Exercise inputs:
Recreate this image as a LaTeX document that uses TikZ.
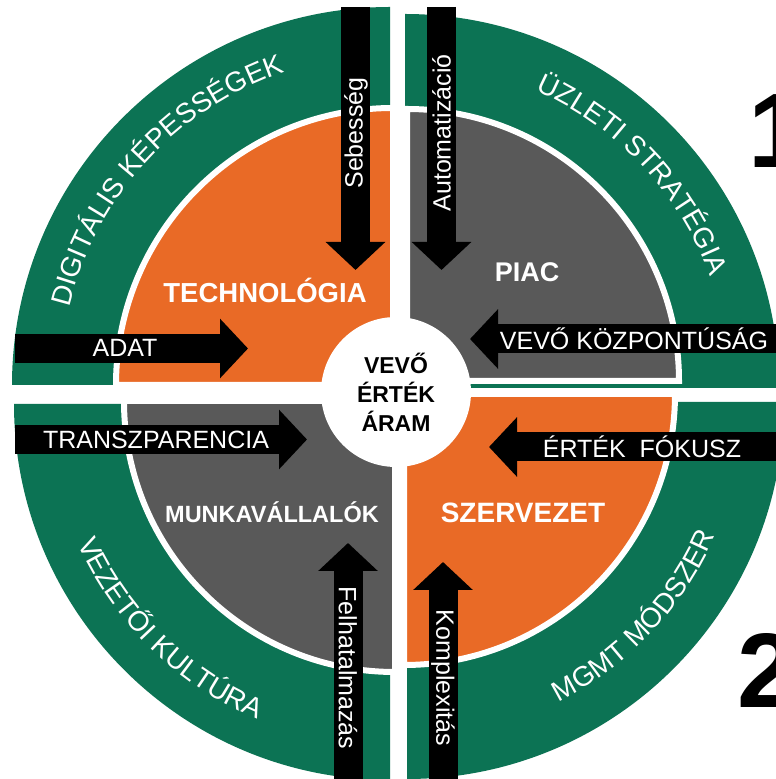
\documentclass[tikz,border=0pt]{standalone}
\usepackage{fontspec}
\setmainfont{Liberation Sans}
\usetikzlibrary{arrows.meta,decorations.text}
\definecolor{ringgreen}{RGB}{12,115,84}
\definecolor{quadorange}{RGB}{233,106,38}
\definecolor{quadgray}{RGB}{89,89,89}
\newcommand{\arrowfont}{\fontsize{25}{30}\selectfont}
\newcommand{\quadfont}[1]{\fontsize{#1}{#1}\selectfont\bfseries}
\newcommand{\ringfont}{\fontsize{28}{32}\selectfont}
\def\numsize{106}

\tikzset{
  blockarrow/.style={line width=29pt, -{Triangle[length=28pt,width=58pt]}},
  arrowlabel/.style={text=white, font=\arrowfont, inner sep=0pt},
  quadlabel/.style={text=white, inner sep=0pt},
  ringlabel/.style={decorate, decoration={text along path, text align=center,
      text color=white, text={|\ringfont|#1}}},
}

\begin{document}
\begin{tikzpicture}[x=1pt,y=1pt]
  \useasboundingbox (0,0) rectangle (776,779);
  \fill[white] (0,0) rectangle (776,779);
  \foreach \gx/\gy/\rg/\cx/\cy/\rc/\col/\a in {390/394/378/393/394/277/quadorange/90,
      405/391/374/407/398/272/quadgray/0, 390/375/376/395/378/271/quadgray/180,
      407/377/377/404/385/271/quadorange/270} {
    \fill[ringgreen] (\gx,\gy) -- +(\a:\rg) arc[start angle=\a, end angle=\a+90, radius=\rg] -- cycle;
    \filldraw[fill=\col, draw=white, line width=6pt] (\cx,\cy) -- +(\a:\rc)
      arc[start angle=\a, end angle=\a+90, radius=\rc] -- cycle;
  }
  \path[shift={(390,394)}, ringlabel={DIGITÁLIS KÉPESSÉGEK}] (182.5:330) arc[start angle=182.5, end angle=92.5, radius=330];
  \path[shift={(405,391)}, ringlabel={ÜZLETI STRATÉGIA}] (88.2:325) arc[start angle=88.2, end angle=-1.8, radius=325];
  \path[shift={(390,375)}, ringlabel={VEZETŐI KULTÚRA}] (180.6:342) arc[start angle=180.6, end angle=270.6, radius=342];
  \path[shift={(407,377)}, ringlabel={MGMT MÓDSZER}] (271.7:336) arc[start angle=271.7, end angle=361.7, radius=336];

  \node[circle, fill=white, minimum size=150pt, inner sep=0pt, align=center,
    font=\fontsize{23}{29}\selectfont\bfseries] (core) at (396,387) {VEVŐ\\ÉRTÉK\\ÁRAM};

  \coordinate (seb0) at (355.5,772);
  \coordinate (seb1) at (355.5,509);
  \coordinate (aut0) at (441.5,772);
  \coordinate (aut1) at (441.5,509);
  \coordinate (adat0) at (15,430.5);
  \coordinate (adat1) at (248,430.5);
  \coordinate (vevo0) at (790,440);
  \coordinate (vevo1) at (470,440);
  \coordinate (tra0) at (15,339.5);
  \coordinate (tra1) at (307,339.5);
  \coordinate (ert0) at (790,332);
  \coordinate (ert1) at (489,332);
  \coordinate (felh0) at (348,-10);
  \coordinate (felh1) at (348,236);
  \coordinate (komp0) at (443,-10);
  \coordinate (komp1) at (443,217);
  \foreach \s/\e in {seb0/seb1, aut0/aut1, adat0/adat1, vevo0/vevo1, tra0/tra1, ert0/ert1, felh0/felh1, komp0/komp1}
    \draw[blockarrow] (\s) -- (\e);

  \node[arrowlabel, rotate=90] (seb) at (356,646) {Sebesség};
  \node[arrowlabel, rotate=90] (aut) at (441.5,646) {Automatizáció};
  \node[arrowlabel] (adat) at (125,431) {ADAT};
  \node[arrowlabel] (vevo) at (634,440) {VEVŐ KÖZPONTÚSÁG};
  \node[arrowlabel] (tra) at (156,339.5) {TRANSZPARENCIA};
  \node[arrowlabel] (ert) at (642,332) {ÉRTÉK\ \ FÓKUSZ};
  \node[arrowlabel, rotate=-90] (felh) at (348,111) {Felhatalmazás};
  \node[arrowlabel, rotate=-90] (komp) at (443,101) {Komplexitás};

  \node[quadlabel, font={\quadfont{27.5}}] (tech) at (265,489) {TECHNOLÓGIA};
  \node[quadlabel, font={\quadfont{27}}] (piac) at (527,507) {PIAC};
  \node[quadlabel, font={\quadfont{23.5}}] (munka) at (272,267) {MUNKAVÁLLALÓK};
  \node[quadlabel, font={\quadfont{28}}] (szerv) at (523,266) {SZERVEZET};

  \node[anchor=base west, inner sep=0pt, font={\quadfont{\numsize}}] (one) at (748,611) {1};
  \node[anchor=base west, inner sep=0pt, font={\quadfont{\numsize}}] (two) at (737,71) {2};
\end{tikzpicture}
\end{document}
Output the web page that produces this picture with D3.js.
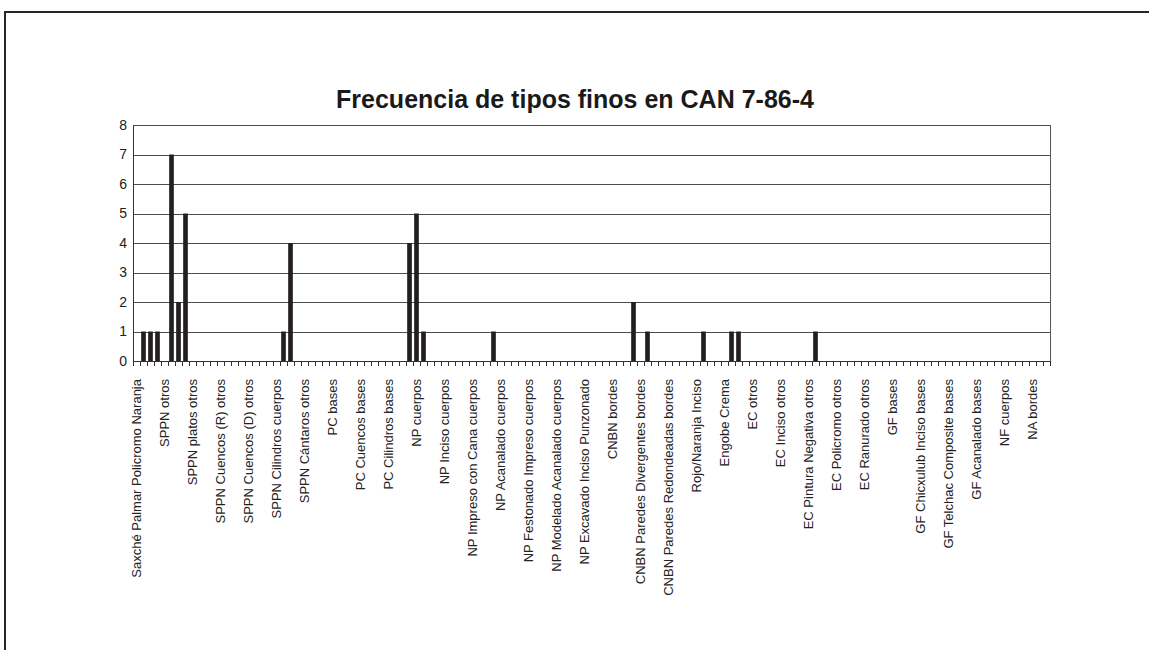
<!DOCTYPE html>
<html lang="es">
<head>
<meta charset="utf-8">
<title>Frecuencia de tipos finos en CAN 7-86-4</title>
<script src="https://cdn.jsdelivr.net/npm/d3@7"></script>
<style>
  body { margin: 0; background: #fff; }
  svg { display: block; font-family: "Liberation Sans", Arial, sans-serif; }
  .grid line { stroke: #4d4d4d; shape-rendering: crispEdges; }
  .grid path { display: none; }
  .yaxis text { font-size: 14px; fill: #222; }
  .xaxis line, .xaxis path { stroke: #333; shape-rendering: crispEdges; }
</style>
</head>
<body>
<svg width="1149" height="650"></svg>
<script>
// labelled categories (every 4th category carries a label)
var labels = [
  "Saxché Palmar Policromo Naranja", "SPPN otros", "SPPN platos otros",
  "SPPN Cuencos (R) otros", "SPPN Cuencos (D) otros", "SPPN Cilindros cuerpos",
  "SPPN Cántaros otros", "PC bases", "PC  Cuencos bases", "PC  Cilindros bases",
  "NP cuerpos", "NP Inciso cuerpos", "NP Impreso con Cana cuerpos",
  "NP Acanalado cuerpos", "NP Festonado Impreso cuerpos", "NP Modelado Acanalado cuerpos",
  "NP Excavado Inciso Punzonado", "CNBN bordes", "CNBN Paredes Divergentes bordes",
  "CNBN Paredes Redondeadas bordes", "Rojo/Naranja Inciso", "Engobe Crema",
  "EC otros", "EC Inciso otros", "EC Pintura Negativa otros", "EC Policromo otros",
  "EC Ranurado otros", "GF bases", "GF Chicxulub Inciso bases",
  "GF Telchac Composite bases", "GF Acanalado bases", "NF cuerpos", "NA bordes"
];
var labelEvery = 4;

// frequency per category (131 categories)
var values = [
  0, 1, 1, 1, 0, 7, 2, 5, 0, 0,
  0, 0, 0, 0, 0, 0, 0, 0, 0, 0,
  0, 1, 4, 0, 0, 0, 0, 0, 0, 0,
  0, 0, 0, 0, 0, 0, 0, 0, 0, 4,
  5, 1, 0, 0, 0, 0, 0, 0, 0, 0,
  0, 1, 0, 0, 0, 0, 0, 0, 0, 0,
  0, 0, 0, 0, 0, 0, 0, 0, 0, 0,
  0, 2, 0, 1, 0, 0, 0, 0, 0, 0,
  0, 1, 0, 0, 0, 1, 1, 0, 0, 0,
  0, 0, 0, 0, 0, 0, 0, 1, 0, 0,
  0, 0, 0, 0, 0, 0, 0, 0, 0, 0,
  0, 0, 0, 0, 0, 0, 0, 0, 0, 0,
  0, 0, 0, 0, 0, 0, 0, 0, 0, 0,
  0
];
var yTicks = [0, 1, 2, 3, 4, 5, 6, 7, 8];
var title = "Frecuencia de tipos finos en CAN 7-86-4";

var categories = values.map(function(d, i) {
  return i % labelEvery === 0 ? labels[i / labelEvery] : "";
});

var svg = d3.select("svg");
var plotL = 133, plotR = 1050, plotT = 125, plotB = 361;

// outer frame
svg.append("rect")
  .attr("x", 5).attr("y", 12)
  .attr("width", 1200).attr("height", 700)
  .attr("fill", "#fff")
  .attr("stroke", "#262626").attr("stroke-width", 2);

svg.append("text")
  .attr("x", 575).attr("y", 108)
  .attr("text-anchor", "middle")
  .attr("font-size", 25).attr("font-weight", "bold")
  .attr("fill", "#1a1a1a")
  .text(title);

var x = d3.scaleBand()
  .domain(d3.range(values.length))
  .range([plotL, plotR])
  .paddingInner(1 / 3)
  .paddingOuter(1 / 6);

var xEdge = d3.scaleLinear()
  .domain([0, values.length])
  .range([plotL, plotR]);

var y = d3.scaleLinear()
  .domain([0, 8])
  .range([plotB, plotT]);

// gridlines + y labels
svg.append("g")
  .attr("class", "grid yaxis")
  .attr("transform", "translate(" + plotL + ",0)")
  .call(d3.axisLeft(y).tickValues(yTicks).tickSizeInner(-(plotR - plotL)).tickSizeOuter(0).tickPadding(6))
  .call(function(g) { g.attr("font-family", null).attr("font-size", null); });

// plot border (left, right)
svg.append("line")
  .attr("x1", plotL).attr("x2", plotL).attr("y1", plotT).attr("y2", plotB)
  .attr("stroke", "#333").attr("shape-rendering", "crispEdges");
svg.append("line")
  .attr("x1", plotR).attr("x2", plotR).attr("y1", plotT).attr("y2", plotB)
  .attr("stroke", "#555").attr("shape-rendering", "crispEdges");

// bars
svg.append("g")
  .selectAll("rect")
  .data(values)
  .join("rect")
  .attr("x", function(d, i) { return x(i); })
  .attr("width", x.bandwidth())
  .attr("y", function(d) { return y(d); })
  .attr("height", function(d) { return y(0) - y(d); })
  .attr("fill", "#231f20");

// x axis ticks at category boundaries
svg.append("g")
  .attr("class", "xaxis")
  .attr("transform", "translate(0," + plotB + ")")
  .call(d3.axisBottom(xEdge).tickValues(d3.range(values.length + 1)).tickFormat("").tickSizeInner(5).tickSizeOuter(0));

// category labels
svg.append("g")
  .selectAll("text")
  .data(categories)
  .join("text")
  .filter(function(d) { return d !== ""; })
  .attr("transform", function(d, i) {
    return "translate(" + (x(i * labelEvery) + x.bandwidth() / 2) + "," + (plotB + 18) + ") rotate(-90)";
  })
  .attr("text-anchor", "end")
  .attr("dy", "0.35em")
  .attr("font-size", 13)
  .attr("fill", "#222")
  .text(function(d) { return d; });
</script>
</body>
</html>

What is being asked:
Repeat the lines from where the entries begin to the line with "(core) at (396,387)", both included. Any picture is left out.

Solution to this problem:
Recreate this image as a LaTeX document that uses TikZ.
\documentclass[tikz,border=0pt]{standalone}
\usepackage{fontspec}
\setmainfont{Liberation Sans}
\usetikzlibrary{arrows.meta,decorations.text}
\definecolor{ringgreen}{RGB}{12,115,84}
\definecolor{quadorange}{RGB}{233,106,38}
\definecolor{quadgray}{RGB}{89,89,89}
\newcommand{\arrowfont}{\fontsize{25}{30}\selectfont}
\newcommand{\quadfont}[1]{\fontsize{#1}{#1}\selectfont\bfseries}
\newcommand{\ringfont}{\fontsize{28}{32}\selectfont}
\def\numsize{106}

\tikzset{
  blockarrow/.style={line width=29pt, -{Triangle[length=28pt,width=58pt]}},
  arrowlabel/.style={text=white, font=\arrowfont, inner sep=0pt},
  quadlabel/.style={text=white, inner sep=0pt},
  ringlabel/.style={decorate, decoration={text along path, text align=center,
      text color=white, text={|\ringfont|#1}}},
}

\begin{document}
\begin{tikzpicture}[x=1pt,y=1pt]
  \useasboundingbox (0,0) rectangle (776,779);
  \fill[white] (0,0) rectangle (776,779);
  \foreach \gx/\gy/\rg/\cx/\cy/\rc/\col/\a in {390/394/378/393/394/277/quadorange/90,
      405/391/374/407/398/272/quadgray/0, 390/375/376/395/378/271/quadgray/180,
      407/377/377/404/385/271/quadorange/270} {
    \fill[ringgreen] (\gx,\gy) -- +(\a:\rg) arc[start angle=\a, end angle=\a+90, radius=\rg] -- cycle;
    \filldraw[fill=\col, draw=white, line width=6pt] (\cx,\cy) -- +(\a:\rc)
      arc[start angle=\a, end angle=\a+90, radius=\rc] -- cycle;
  }
  \path[shift={(390,394)}, ringlabel={DIGITÁLIS KÉPESSÉGEK}] (182.5:330) arc[start angle=182.5, end angle=92.5, radius=330];
  \path[shift={(405,391)}, ringlabel={ÜZLETI STRATÉGIA}] (88.2:325) arc[start angle=88.2, end angle=-1.8, radius=325];
  \path[shift={(390,375)}, ringlabel={VEZETŐI KULTÚRA}] (180.6:342) arc[start angle=180.6, end angle=270.6, radius=342];
  \path[shift={(407,377)}, ringlabel={MGMT MÓDSZER}] (271.7:336) arc[start angle=271.7, end angle=361.7, radius=336];

  \node[circle, fill=white, minimum size=150pt, inner sep=0pt, align=center,
    font=\fontsize{23}{29}\selectfont\bfseries] (core) at (396,387) {VEVŐ\\ÉRTÉK\\ÁRAM};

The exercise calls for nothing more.